RECORDED DATA:
============================================================

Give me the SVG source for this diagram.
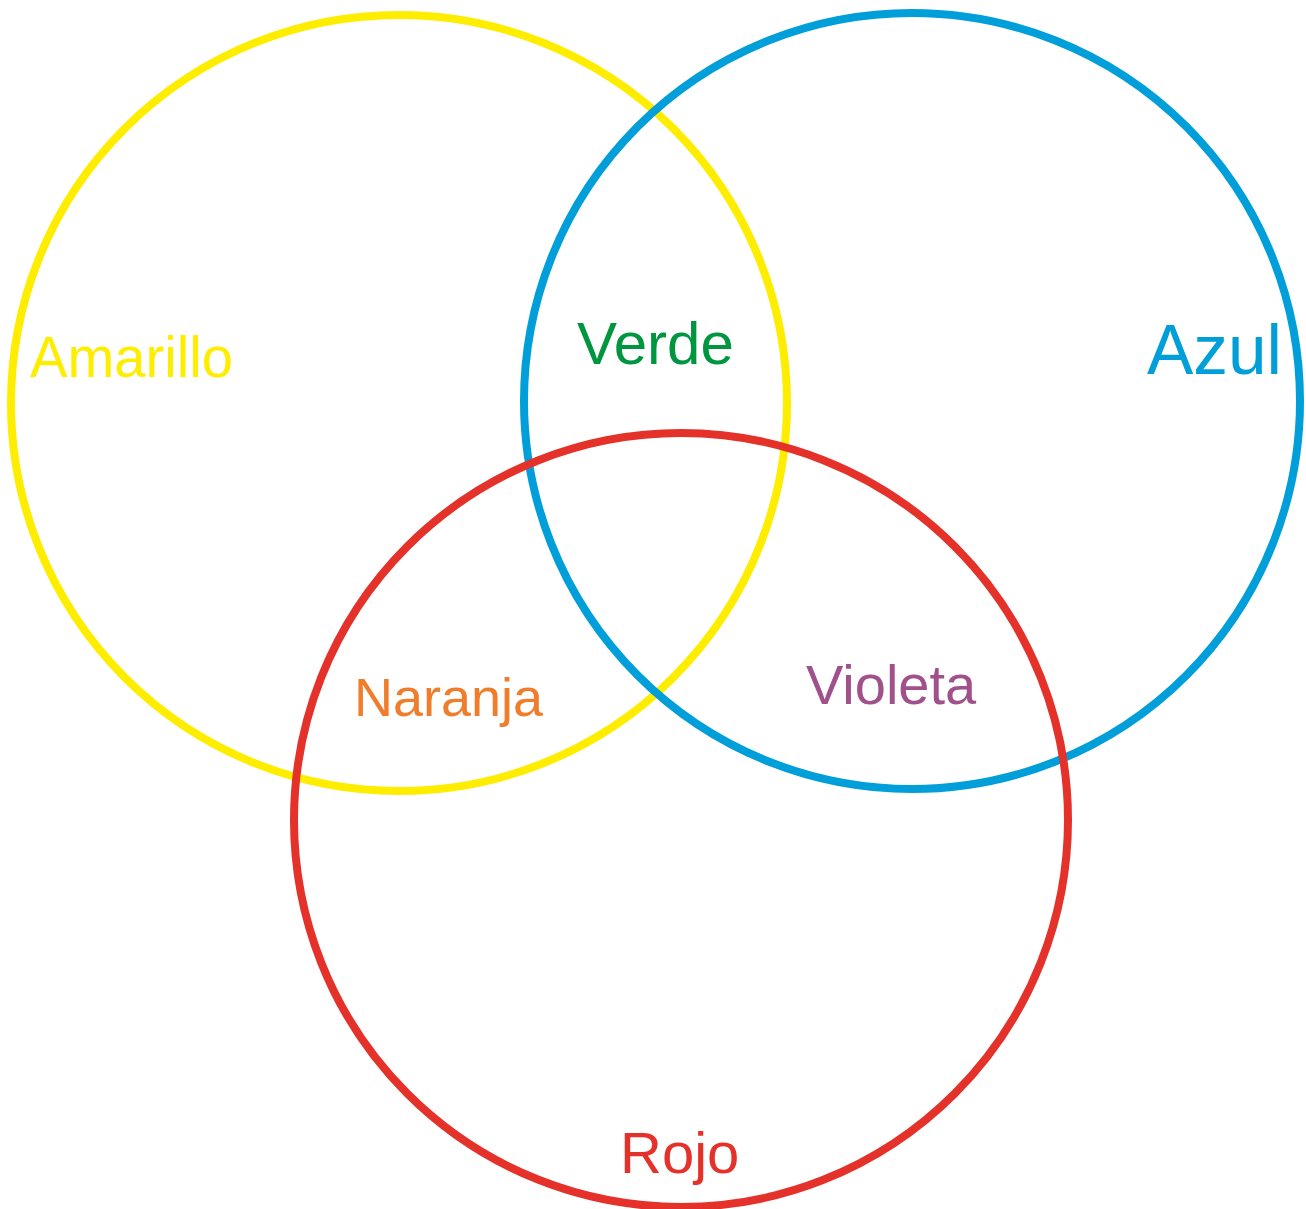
<svg xmlns="http://www.w3.org/2000/svg" width="1306" height="1209" viewBox="0 0 1306 1209">
<style>
.c{fill:none;stroke-width:8}
.t{font-family:"Liberation Sans",Arial,sans-serif}
</style>
<rect width="1306" height="1209" fill="#fff"/>
<g id="amarillo">
<circle class="c" cx="399" cy="403" r="388" stroke="#FFED00"/>
<text class="t" x="30" y="377" font-size="58" fill="#FFED00" textLength="203" lengthAdjust="spacingAndGlyphs">Amarillo</text>
</g>
<g id="azul">
<circle class="c" cx="912" cy="401" r="388" stroke="#009FDA"/>
<text class="t" x="1147" y="374" font-size="71" fill="#009FDA" textLength="135" lengthAdjust="spacingAndGlyphs">Azul</text>
</g>
<g id="rojo">
<circle class="c" cx="681" cy="820" r="387" stroke="#E4322B"/>
<text class="t" x="620" y="1173" font-size="58" fill="#E4322B">Rojo</text>
</g>
<g id="verde">
<text class="t" x="577" y="364" font-size="60" fill="#009640">Verde</text>
</g>
<g id="naranja">
<text class="t" x="354" y="716" font-size="54" fill="#EF7D2C">Naranja</text>
</g>
<g id="violeta">
<text class="t" x="806" y="704" font-size="56" fill="#A0508A">Violeta</text>
</g>
<g id="connectors"/>
</svg>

============================================================

THE EXERCISE: Reproduce the material above in full and without alteration, but skip all pictures.

REPLY:
Give me the SVG source for this diagram.
<svg xmlns="http://www.w3.org/2000/svg" width="1306" height="1209" viewBox="0 0 1306 1209">
<style>
.c{fill:none;stroke-width:8}
.t{font-family:"Liberation Sans",Arial,sans-serif}
</style>
<rect width="1306" height="1209" fill="#fff"/>
<g id="amarillo">
<circle class="c" cx="399" cy="403" r="388" stroke="#FFED00"/>
<text class="t" x="30" y="377" font-size="58" fill="#FFED00" textLength="203" lengthAdjust="spacingAndGlyphs">Amarillo</text>
</g>
<g id="azul">
<circle class="c" cx="912" cy="401" r="388" stroke="#009FDA"/>
<text class="t" x="1147" y="374" font-size="71" fill="#009FDA" textLength="135" lengthAdjust="spacingAndGlyphs">Azul</text>
</g>
<g id="rojo">
<circle class="c" cx="681" cy="820" r="387" stroke="#E4322B"/>
<text class="t" x="620" y="1173" font-size="58" fill="#E4322B">Rojo</text>
</g>
<g id="verde">
<text class="t" x="577" y="364" font-size="60" fill="#009640">Verde</text>
</g>
<g id="naranja">
<text class="t" x="354" y="716" font-size="54" fill="#EF7D2C">Naranja</text>
</g>
<g id="violeta">
<text class="t" x="806" y="704" font-size="56" fill="#A0508A">Violeta</text>
</g>
<g id="connectors"/>
</svg>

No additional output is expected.